- [STATED GOAL]: Print, word for word, the opening line of the data below and every line after it through the line that contains "const chanTicks = [0, 20, 40, 60];", but not the pictures.

········

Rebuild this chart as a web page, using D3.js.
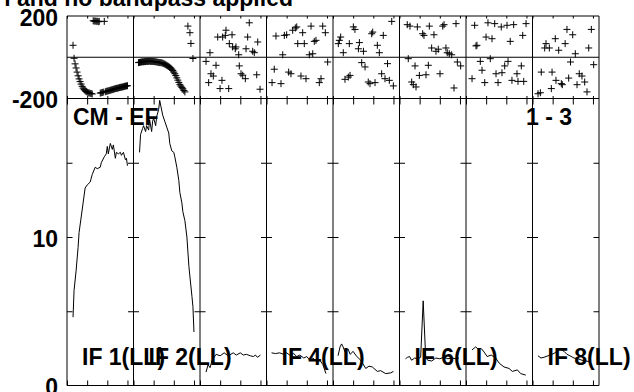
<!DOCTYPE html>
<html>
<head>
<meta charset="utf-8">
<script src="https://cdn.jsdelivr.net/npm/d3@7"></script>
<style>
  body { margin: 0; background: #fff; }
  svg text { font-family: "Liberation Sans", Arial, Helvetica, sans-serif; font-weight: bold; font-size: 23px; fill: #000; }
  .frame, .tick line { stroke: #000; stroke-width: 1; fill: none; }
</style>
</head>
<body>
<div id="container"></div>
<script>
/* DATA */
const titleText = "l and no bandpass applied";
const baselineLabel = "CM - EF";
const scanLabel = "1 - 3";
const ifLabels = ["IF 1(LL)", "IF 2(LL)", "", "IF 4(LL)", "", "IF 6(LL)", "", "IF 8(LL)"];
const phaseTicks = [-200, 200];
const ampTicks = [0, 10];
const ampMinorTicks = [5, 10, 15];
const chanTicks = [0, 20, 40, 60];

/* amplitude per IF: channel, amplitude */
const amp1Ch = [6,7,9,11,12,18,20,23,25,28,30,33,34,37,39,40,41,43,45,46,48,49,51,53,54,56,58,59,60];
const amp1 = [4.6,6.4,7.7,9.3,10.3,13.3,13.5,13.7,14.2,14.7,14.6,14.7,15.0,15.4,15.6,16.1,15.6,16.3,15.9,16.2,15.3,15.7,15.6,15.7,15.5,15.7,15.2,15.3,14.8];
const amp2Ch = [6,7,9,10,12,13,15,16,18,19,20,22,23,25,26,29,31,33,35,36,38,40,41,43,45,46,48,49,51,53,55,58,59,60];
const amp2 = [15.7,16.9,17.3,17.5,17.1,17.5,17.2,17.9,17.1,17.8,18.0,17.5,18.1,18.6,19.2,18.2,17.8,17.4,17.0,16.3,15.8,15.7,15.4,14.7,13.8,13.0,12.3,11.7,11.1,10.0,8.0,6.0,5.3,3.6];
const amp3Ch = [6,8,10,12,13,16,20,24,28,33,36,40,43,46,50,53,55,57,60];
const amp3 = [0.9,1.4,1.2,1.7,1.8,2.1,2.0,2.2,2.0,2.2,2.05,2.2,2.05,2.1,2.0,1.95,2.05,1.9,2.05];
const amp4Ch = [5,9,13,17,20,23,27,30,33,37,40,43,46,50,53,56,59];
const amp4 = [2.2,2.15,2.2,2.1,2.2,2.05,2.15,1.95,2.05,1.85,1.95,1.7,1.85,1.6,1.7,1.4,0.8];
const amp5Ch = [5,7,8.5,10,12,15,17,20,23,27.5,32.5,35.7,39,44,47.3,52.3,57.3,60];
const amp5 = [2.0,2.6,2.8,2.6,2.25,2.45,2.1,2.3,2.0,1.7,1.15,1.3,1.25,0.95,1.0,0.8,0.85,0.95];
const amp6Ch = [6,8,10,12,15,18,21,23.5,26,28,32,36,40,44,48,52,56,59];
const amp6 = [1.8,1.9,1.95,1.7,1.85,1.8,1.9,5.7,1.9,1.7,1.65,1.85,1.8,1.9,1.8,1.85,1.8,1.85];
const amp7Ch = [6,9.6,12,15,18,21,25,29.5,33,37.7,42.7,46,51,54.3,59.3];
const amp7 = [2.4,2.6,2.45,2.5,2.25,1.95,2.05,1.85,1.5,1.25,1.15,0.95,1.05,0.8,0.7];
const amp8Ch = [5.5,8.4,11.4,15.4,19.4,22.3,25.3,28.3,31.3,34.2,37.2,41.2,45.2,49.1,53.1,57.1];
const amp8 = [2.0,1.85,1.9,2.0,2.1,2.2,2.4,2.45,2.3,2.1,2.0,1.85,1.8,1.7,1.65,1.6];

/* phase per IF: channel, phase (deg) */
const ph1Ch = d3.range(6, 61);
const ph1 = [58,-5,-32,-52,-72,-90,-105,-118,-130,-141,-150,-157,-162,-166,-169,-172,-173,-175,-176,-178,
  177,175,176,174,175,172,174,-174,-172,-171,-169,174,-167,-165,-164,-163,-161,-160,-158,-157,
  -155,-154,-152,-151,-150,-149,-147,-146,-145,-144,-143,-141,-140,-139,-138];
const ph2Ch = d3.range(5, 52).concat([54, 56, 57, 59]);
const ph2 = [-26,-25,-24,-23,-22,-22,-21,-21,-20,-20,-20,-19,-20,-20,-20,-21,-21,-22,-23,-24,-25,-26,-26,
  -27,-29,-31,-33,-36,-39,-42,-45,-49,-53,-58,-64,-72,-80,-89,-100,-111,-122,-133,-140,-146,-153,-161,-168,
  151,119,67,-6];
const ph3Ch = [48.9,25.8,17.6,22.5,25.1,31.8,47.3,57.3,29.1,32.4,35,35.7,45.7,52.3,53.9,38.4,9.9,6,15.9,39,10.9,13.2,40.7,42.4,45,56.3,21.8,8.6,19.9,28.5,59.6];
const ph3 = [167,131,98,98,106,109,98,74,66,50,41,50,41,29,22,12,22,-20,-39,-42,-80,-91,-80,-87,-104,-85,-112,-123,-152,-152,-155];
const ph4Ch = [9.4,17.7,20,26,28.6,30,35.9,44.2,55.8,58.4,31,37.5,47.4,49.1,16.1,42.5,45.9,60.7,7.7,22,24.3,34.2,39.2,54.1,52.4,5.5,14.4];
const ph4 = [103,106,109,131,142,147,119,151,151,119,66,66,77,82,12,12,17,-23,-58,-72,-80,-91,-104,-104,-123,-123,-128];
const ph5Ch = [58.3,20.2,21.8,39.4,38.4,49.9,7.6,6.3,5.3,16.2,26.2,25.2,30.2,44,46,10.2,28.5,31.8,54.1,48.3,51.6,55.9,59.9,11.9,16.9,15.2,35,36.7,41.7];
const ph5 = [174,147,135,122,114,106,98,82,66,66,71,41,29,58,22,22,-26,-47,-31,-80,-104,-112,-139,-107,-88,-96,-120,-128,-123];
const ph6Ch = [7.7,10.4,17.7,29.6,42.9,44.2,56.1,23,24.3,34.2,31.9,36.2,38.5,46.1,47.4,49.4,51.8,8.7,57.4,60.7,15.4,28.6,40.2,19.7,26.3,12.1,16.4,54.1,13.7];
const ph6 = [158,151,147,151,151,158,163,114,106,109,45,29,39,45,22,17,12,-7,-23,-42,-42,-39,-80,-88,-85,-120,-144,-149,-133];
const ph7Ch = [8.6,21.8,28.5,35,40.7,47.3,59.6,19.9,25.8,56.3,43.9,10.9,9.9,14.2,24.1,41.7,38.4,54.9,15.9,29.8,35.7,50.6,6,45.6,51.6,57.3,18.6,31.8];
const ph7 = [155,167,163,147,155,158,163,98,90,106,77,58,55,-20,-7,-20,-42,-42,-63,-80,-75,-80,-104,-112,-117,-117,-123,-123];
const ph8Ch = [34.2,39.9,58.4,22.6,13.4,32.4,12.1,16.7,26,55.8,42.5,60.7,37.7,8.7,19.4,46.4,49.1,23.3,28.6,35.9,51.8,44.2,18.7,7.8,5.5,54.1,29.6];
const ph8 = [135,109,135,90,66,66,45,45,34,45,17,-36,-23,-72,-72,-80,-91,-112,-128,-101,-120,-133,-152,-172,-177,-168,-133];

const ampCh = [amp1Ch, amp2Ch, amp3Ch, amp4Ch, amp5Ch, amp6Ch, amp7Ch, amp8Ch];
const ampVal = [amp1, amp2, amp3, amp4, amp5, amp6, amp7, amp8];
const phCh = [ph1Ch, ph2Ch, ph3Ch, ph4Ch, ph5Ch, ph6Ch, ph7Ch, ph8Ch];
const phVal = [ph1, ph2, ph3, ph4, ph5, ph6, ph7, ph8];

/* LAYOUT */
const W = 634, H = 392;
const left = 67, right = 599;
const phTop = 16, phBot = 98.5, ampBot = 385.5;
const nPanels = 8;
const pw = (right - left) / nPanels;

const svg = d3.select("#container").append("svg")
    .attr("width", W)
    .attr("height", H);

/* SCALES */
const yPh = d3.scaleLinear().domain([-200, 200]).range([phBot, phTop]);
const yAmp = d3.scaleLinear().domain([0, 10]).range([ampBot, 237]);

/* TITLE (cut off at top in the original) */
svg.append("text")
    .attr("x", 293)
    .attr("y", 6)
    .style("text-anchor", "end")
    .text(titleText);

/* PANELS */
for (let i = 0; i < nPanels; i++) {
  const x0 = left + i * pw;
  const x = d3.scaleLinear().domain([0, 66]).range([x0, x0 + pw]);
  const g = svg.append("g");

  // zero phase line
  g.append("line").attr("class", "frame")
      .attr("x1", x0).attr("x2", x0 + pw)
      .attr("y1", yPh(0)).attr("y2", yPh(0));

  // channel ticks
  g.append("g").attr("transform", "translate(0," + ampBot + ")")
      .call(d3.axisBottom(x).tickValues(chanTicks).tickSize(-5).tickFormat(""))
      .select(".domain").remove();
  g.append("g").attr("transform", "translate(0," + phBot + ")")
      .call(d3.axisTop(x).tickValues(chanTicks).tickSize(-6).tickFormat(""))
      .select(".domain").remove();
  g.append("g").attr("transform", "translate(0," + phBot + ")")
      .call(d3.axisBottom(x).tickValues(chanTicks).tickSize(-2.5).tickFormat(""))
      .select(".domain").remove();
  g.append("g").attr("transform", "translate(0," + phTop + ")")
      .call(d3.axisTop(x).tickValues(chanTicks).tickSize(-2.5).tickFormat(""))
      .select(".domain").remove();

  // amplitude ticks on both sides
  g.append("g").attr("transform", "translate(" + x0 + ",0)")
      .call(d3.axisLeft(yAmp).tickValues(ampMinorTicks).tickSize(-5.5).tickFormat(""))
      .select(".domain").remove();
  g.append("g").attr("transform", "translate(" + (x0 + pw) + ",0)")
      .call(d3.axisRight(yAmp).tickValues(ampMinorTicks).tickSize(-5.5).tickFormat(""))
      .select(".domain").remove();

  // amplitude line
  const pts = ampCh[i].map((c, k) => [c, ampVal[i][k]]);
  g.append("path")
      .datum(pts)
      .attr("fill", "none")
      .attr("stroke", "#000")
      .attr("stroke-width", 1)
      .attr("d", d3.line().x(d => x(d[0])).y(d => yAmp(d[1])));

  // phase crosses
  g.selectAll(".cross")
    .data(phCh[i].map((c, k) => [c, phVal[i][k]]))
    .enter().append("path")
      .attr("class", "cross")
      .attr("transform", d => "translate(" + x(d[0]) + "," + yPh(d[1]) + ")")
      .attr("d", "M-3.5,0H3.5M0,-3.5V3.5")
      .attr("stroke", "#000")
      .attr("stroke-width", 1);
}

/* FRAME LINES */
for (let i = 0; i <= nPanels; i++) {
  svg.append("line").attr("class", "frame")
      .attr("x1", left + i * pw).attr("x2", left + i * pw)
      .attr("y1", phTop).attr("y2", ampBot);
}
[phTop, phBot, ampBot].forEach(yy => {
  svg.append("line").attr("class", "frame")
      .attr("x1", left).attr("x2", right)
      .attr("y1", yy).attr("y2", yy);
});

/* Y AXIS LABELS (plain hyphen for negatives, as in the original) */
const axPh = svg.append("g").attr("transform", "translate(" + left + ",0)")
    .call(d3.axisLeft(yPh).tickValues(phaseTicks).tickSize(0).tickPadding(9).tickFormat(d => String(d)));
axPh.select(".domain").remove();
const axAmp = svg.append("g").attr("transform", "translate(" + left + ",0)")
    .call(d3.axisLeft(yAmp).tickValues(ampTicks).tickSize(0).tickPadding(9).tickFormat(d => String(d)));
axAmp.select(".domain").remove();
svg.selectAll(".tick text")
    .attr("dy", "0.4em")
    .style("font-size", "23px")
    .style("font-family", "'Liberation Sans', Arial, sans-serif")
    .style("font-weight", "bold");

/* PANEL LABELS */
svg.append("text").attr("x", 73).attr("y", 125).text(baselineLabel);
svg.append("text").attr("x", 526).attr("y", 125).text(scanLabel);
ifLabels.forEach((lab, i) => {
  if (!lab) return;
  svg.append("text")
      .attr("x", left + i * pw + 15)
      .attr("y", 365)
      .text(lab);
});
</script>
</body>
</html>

········

- [TASK RESPONSE]:
Rebuild this chart as a web page, using D3.js.
<!DOCTYPE html>
<html>
<head>
<meta charset="utf-8">
<script src="https://cdn.jsdelivr.net/npm/d3@7"></script>
<style>
  body { margin: 0; background: #fff; }
  svg text { font-family: "Liberation Sans", Arial, Helvetica, sans-serif; font-weight: bold; font-size: 23px; fill: #000; }
  .frame, .tick line { stroke: #000; stroke-width: 1; fill: none; }
</style>
</head>
<body>
<div id="container"></div>
<script>
/* DATA */
const titleText = "l and no bandpass applied";
const baselineLabel = "CM - EF";
const scanLabel = "1 - 3";
const ifLabels = ["IF 1(LL)", "IF 2(LL)", "", "IF 4(LL)", "", "IF 6(LL)", "", "IF 8(LL)"];
const phaseTicks = [-200, 200];
const ampTicks = [0, 10];
const ampMinorTicks = [5, 10, 15];
const chanTicks = [0, 20, 40, 60];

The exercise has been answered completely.